-- Begin --
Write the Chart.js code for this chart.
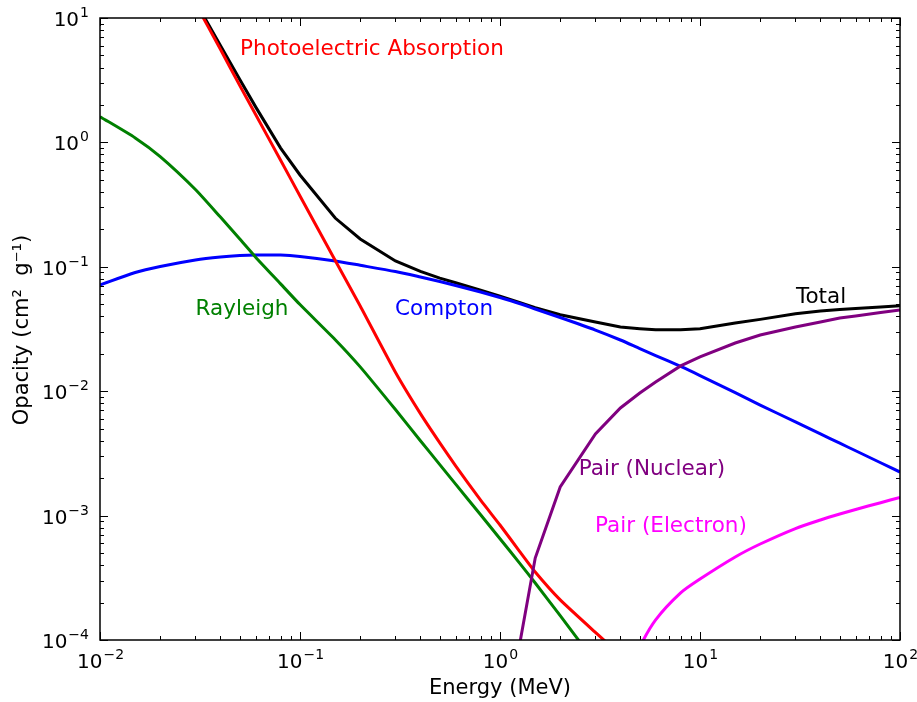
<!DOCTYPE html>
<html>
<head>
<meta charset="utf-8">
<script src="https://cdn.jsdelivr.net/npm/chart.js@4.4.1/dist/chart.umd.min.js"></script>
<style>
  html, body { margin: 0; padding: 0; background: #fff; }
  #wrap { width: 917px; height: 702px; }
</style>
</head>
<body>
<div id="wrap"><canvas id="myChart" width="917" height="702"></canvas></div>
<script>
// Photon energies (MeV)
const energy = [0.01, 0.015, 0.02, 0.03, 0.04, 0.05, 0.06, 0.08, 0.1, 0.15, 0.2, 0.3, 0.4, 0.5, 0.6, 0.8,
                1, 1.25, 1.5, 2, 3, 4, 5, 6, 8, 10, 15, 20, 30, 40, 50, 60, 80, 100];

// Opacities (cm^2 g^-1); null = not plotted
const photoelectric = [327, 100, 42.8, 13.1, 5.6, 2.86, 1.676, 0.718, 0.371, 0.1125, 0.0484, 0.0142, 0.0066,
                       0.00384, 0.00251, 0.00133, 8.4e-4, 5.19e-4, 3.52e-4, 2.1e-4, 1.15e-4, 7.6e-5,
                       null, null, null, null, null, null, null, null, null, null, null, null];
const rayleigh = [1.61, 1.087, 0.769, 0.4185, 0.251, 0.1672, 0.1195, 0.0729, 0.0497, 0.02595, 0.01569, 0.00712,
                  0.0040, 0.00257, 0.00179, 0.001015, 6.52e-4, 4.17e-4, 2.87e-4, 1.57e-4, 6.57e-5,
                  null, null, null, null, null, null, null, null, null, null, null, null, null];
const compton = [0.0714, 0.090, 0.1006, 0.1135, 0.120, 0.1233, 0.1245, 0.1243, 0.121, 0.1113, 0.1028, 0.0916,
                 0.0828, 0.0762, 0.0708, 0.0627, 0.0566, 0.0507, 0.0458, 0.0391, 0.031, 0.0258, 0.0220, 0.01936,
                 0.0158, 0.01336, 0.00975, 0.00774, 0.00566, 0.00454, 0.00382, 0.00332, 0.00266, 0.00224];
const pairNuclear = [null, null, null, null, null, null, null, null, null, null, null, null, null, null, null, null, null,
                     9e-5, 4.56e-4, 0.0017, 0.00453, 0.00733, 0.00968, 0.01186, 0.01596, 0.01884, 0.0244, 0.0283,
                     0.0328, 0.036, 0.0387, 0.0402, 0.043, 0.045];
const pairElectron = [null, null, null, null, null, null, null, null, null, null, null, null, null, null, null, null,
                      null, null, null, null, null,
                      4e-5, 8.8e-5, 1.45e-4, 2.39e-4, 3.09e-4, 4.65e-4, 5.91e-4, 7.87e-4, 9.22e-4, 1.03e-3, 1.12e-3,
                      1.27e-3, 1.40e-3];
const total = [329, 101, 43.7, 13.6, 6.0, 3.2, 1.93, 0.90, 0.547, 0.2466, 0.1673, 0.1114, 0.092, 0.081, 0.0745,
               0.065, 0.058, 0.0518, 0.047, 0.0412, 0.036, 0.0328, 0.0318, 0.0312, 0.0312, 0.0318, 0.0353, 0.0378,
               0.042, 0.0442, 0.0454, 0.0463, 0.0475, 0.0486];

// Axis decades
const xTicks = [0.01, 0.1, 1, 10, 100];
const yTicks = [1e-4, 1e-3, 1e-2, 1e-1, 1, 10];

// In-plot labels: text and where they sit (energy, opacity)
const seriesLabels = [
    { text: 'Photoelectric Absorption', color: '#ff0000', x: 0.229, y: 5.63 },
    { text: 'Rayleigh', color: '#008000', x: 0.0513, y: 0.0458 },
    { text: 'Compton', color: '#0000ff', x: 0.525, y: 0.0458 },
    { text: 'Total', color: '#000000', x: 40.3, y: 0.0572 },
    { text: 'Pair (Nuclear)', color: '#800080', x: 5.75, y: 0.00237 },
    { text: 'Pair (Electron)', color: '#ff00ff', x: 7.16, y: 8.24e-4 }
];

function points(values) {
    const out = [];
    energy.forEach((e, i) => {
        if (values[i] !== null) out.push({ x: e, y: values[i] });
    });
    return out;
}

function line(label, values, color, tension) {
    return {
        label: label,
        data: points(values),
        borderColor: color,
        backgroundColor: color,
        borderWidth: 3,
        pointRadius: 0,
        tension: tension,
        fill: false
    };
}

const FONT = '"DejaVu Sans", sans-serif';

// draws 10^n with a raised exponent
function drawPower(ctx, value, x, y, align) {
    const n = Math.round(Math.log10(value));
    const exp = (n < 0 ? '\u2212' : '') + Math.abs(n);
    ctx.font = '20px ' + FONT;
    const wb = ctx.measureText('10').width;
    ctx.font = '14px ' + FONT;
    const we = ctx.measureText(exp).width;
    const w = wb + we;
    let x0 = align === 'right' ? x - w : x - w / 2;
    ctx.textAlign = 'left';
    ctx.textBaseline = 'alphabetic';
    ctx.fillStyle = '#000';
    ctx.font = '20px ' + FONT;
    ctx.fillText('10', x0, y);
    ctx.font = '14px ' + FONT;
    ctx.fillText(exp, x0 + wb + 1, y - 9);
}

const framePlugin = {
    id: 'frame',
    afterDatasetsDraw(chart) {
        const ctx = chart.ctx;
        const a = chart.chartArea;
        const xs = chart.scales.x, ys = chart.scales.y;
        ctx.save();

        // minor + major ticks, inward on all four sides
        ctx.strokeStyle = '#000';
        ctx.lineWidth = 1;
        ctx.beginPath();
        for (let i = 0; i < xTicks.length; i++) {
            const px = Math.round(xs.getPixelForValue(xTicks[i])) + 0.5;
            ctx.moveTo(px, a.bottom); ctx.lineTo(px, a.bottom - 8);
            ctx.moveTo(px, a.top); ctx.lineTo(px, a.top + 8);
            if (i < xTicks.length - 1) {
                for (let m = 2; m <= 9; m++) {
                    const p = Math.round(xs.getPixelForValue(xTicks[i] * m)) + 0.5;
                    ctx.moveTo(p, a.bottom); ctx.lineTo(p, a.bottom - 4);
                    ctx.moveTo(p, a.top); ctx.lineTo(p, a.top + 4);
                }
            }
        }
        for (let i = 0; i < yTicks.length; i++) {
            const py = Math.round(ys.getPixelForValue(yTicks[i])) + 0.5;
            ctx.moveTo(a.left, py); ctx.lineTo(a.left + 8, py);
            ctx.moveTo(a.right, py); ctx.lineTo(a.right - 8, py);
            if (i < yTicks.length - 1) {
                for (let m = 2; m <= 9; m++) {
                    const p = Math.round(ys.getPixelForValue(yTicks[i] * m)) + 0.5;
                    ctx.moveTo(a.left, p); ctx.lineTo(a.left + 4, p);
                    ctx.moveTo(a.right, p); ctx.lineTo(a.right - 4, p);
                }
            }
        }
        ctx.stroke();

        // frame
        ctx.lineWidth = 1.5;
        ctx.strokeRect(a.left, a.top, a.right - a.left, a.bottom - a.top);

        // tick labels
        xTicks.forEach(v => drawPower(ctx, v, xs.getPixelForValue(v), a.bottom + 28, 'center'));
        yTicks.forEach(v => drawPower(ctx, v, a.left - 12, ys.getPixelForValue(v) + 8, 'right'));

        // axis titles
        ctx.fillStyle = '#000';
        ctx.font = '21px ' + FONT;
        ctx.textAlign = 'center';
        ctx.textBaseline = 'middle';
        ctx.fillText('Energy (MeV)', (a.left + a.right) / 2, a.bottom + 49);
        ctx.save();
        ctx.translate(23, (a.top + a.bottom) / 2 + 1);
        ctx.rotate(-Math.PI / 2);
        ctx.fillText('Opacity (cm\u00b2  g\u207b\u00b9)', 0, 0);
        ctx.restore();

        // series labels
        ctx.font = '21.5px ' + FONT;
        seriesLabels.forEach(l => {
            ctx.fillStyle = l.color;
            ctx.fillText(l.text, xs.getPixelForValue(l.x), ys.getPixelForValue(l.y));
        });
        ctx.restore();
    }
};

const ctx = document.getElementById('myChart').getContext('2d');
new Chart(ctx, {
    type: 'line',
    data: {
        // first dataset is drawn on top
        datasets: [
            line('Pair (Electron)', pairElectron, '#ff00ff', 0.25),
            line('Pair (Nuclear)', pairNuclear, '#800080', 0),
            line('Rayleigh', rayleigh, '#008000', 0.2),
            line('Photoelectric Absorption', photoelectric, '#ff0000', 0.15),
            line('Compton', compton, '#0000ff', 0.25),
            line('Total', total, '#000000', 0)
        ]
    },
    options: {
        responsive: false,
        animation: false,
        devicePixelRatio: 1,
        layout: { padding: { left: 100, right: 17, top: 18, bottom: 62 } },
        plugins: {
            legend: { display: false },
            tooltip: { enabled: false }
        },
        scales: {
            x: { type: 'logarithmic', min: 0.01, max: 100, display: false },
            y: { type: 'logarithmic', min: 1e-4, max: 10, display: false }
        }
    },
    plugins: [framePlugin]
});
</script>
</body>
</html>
-- End --
## OBJECTIVE
Begin at the first line of the material and copy each line exactly through the one containing "60, 80, 100];". Omit pictures.

## PROBLEM SOLUTION
Write the Chart.js code for this chart.
<!DOCTYPE html>
<html>
<head>
<meta charset="utf-8">
<script src="https://cdn.jsdelivr.net/npm/chart.js@4.4.1/dist/chart.umd.min.js"></script>
<style>
  html, body { margin: 0; padding: 0; background: #fff; }
  #wrap { width: 917px; height: 702px; }
</style>
</head>
<body>
<div id="wrap"><canvas id="myChart" width="917" height="702"></canvas></div>
<script>
// Photon energies (MeV)
const energy = [0.01, 0.015, 0.02, 0.03, 0.04, 0.05, 0.06, 0.08, 0.1, 0.15, 0.2, 0.3, 0.4, 0.5, 0.6, 0.8,
                1, 1.25, 1.5, 2, 3, 4, 5, 6, 8, 10, 15, 20, 30, 40, 50, 60, 80, 100];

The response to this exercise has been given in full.